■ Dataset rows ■
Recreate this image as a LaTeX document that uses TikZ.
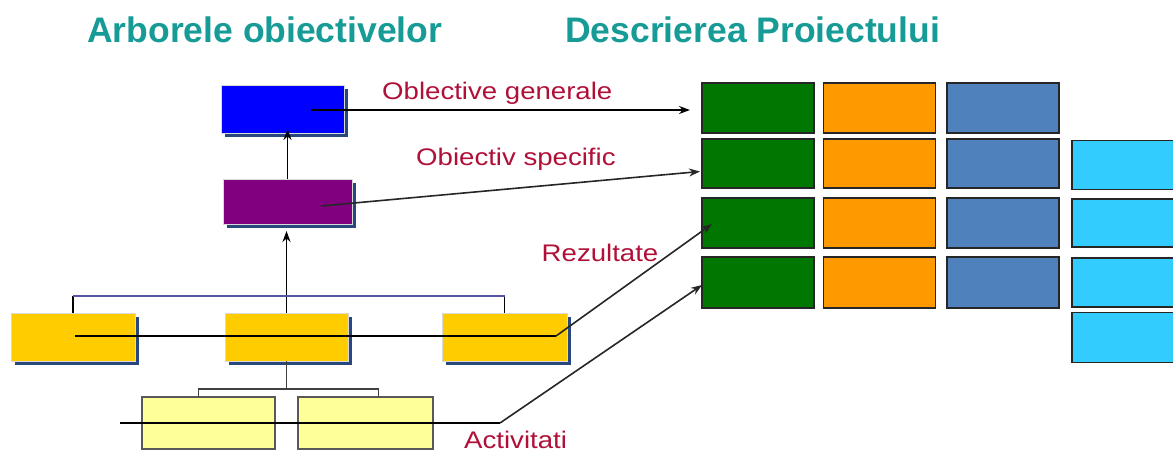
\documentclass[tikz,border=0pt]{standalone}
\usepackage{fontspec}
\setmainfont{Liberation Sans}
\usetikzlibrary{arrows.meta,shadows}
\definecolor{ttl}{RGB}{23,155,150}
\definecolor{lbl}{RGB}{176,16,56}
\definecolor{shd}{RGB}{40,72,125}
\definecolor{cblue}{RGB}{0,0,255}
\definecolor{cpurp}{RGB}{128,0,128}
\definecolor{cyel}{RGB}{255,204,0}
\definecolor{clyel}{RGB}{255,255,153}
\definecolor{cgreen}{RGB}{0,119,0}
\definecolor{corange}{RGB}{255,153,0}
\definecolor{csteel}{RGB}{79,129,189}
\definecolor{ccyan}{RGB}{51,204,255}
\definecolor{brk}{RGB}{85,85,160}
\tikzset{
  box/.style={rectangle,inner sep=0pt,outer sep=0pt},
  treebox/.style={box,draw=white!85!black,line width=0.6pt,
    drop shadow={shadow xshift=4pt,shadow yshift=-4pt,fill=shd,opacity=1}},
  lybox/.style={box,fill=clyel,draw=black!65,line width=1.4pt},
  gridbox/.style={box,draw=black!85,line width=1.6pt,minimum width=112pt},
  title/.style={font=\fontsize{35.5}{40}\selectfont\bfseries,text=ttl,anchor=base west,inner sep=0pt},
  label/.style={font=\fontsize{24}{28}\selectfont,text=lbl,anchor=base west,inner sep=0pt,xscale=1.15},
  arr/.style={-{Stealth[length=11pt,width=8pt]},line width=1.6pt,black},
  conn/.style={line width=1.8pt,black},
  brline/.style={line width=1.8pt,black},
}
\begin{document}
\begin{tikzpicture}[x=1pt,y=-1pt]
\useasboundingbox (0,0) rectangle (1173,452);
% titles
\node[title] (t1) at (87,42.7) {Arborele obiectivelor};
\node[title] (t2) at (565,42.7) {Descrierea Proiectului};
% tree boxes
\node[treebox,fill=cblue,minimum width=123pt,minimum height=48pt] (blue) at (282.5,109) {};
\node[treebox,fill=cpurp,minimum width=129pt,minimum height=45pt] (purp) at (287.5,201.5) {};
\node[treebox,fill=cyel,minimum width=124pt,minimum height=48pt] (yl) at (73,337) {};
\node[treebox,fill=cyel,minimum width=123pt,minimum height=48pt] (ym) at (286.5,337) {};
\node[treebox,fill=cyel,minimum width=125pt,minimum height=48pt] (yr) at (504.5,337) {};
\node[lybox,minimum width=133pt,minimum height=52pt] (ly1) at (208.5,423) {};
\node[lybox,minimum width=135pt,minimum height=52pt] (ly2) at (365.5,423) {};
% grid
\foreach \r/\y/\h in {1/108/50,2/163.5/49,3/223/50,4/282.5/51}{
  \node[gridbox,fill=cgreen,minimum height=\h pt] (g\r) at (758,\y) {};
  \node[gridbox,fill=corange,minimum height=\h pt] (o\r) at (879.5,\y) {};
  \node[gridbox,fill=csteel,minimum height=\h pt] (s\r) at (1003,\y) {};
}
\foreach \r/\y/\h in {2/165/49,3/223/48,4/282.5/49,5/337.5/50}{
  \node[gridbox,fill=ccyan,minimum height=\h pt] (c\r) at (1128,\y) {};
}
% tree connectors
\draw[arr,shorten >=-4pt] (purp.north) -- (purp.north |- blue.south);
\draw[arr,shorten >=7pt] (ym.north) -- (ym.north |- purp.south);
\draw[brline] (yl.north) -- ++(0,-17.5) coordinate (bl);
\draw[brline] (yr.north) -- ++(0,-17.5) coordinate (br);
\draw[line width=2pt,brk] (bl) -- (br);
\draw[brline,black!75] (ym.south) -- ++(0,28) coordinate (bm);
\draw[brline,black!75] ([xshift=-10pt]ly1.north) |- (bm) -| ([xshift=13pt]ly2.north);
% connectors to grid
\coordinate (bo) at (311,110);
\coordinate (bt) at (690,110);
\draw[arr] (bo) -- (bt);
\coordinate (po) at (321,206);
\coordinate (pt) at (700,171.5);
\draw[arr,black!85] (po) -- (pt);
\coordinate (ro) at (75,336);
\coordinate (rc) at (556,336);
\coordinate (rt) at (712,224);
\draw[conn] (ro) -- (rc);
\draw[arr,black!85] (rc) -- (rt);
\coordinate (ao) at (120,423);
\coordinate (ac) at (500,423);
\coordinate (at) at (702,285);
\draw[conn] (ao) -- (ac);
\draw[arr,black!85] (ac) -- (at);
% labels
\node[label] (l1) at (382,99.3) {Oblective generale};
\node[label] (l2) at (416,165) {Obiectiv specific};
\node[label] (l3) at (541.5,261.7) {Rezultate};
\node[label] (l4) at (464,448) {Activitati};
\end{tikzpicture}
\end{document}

...

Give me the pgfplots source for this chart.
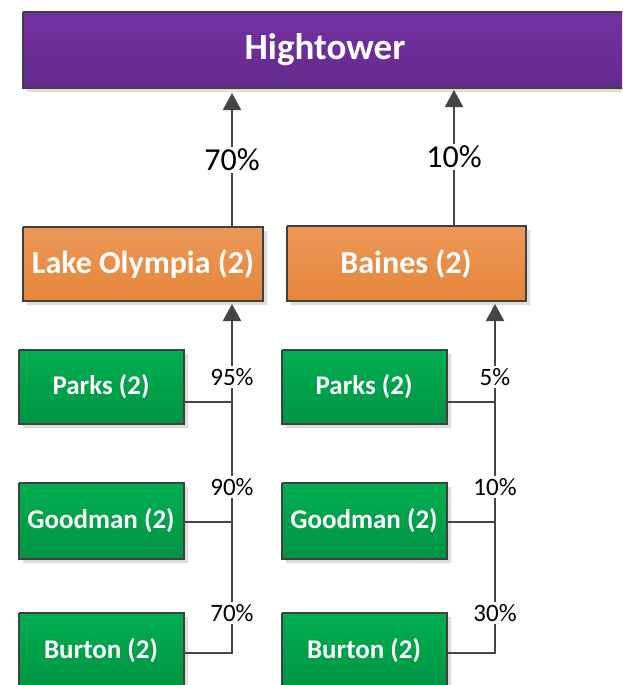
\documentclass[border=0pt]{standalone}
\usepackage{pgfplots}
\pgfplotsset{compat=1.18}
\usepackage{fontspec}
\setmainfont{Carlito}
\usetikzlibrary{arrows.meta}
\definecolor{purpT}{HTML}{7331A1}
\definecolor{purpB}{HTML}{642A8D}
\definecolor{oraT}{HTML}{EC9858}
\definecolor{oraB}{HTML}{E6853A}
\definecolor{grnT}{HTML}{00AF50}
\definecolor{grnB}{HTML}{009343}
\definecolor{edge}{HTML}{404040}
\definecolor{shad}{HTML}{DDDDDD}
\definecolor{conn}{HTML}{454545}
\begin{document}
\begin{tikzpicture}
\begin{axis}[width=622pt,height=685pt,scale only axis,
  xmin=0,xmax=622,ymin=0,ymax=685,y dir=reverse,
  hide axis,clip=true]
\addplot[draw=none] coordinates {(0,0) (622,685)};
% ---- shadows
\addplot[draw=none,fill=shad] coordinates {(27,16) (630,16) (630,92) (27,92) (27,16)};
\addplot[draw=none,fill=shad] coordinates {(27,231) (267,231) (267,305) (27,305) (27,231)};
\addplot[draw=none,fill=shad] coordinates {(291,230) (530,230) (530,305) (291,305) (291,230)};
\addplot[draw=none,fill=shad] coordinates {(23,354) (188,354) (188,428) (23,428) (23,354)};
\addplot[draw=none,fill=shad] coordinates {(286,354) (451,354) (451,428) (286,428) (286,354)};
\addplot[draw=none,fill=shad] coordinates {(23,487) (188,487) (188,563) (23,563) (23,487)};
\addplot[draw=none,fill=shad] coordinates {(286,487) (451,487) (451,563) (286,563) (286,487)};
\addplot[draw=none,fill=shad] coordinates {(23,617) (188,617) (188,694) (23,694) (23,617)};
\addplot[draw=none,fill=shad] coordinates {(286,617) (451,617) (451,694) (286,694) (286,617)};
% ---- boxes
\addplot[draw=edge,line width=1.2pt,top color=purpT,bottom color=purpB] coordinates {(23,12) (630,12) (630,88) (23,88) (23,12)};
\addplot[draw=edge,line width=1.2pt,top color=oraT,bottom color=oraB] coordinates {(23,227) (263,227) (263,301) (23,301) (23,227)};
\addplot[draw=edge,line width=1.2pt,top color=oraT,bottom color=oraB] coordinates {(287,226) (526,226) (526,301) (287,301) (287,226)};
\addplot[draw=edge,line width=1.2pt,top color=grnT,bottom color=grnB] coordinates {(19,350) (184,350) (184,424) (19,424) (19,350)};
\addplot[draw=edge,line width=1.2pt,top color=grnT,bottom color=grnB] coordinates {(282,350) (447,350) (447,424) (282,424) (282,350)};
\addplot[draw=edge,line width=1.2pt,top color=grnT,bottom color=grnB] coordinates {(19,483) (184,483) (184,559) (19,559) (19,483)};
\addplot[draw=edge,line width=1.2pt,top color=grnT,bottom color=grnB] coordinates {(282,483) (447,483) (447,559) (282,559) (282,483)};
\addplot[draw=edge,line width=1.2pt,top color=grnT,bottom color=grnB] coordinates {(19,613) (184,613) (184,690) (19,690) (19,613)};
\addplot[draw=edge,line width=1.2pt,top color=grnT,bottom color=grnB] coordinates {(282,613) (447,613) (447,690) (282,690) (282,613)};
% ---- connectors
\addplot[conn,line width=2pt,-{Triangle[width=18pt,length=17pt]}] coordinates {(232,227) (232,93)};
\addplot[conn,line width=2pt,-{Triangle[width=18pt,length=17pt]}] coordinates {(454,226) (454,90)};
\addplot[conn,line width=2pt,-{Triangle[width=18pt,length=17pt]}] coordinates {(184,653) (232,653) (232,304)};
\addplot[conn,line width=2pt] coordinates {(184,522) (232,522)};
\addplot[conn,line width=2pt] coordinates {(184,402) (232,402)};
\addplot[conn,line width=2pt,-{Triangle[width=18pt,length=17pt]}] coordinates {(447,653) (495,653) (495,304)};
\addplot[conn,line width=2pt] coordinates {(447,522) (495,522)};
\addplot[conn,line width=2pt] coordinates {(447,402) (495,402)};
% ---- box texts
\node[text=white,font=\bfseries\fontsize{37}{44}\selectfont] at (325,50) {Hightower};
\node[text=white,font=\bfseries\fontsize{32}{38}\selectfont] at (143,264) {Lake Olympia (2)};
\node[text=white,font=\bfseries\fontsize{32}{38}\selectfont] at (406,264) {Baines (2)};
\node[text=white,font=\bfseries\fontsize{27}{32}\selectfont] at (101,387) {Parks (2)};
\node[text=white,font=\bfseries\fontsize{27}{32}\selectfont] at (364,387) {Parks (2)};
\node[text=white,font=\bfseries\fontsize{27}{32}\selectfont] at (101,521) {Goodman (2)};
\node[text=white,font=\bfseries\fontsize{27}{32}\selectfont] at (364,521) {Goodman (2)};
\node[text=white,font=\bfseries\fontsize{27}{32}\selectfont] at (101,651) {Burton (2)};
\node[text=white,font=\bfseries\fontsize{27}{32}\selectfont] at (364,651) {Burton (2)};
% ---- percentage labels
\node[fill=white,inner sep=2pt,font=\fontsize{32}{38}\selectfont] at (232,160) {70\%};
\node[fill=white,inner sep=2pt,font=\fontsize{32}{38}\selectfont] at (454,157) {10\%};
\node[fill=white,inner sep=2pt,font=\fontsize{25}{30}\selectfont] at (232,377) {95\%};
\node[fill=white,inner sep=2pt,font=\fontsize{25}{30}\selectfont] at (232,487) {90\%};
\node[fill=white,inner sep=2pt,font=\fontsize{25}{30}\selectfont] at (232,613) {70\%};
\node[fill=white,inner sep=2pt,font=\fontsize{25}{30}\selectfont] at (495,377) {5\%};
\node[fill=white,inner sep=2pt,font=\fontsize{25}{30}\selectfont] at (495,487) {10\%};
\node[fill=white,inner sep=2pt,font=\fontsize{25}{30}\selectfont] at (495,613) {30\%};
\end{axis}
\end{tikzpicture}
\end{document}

■ What needs to be done ■
Return every line of the preceding records in which the word "this" appears.

■ In response ■
Recreate this image as a LaTeX document that uses TikZ.
Give me the pgfplots source for this chart.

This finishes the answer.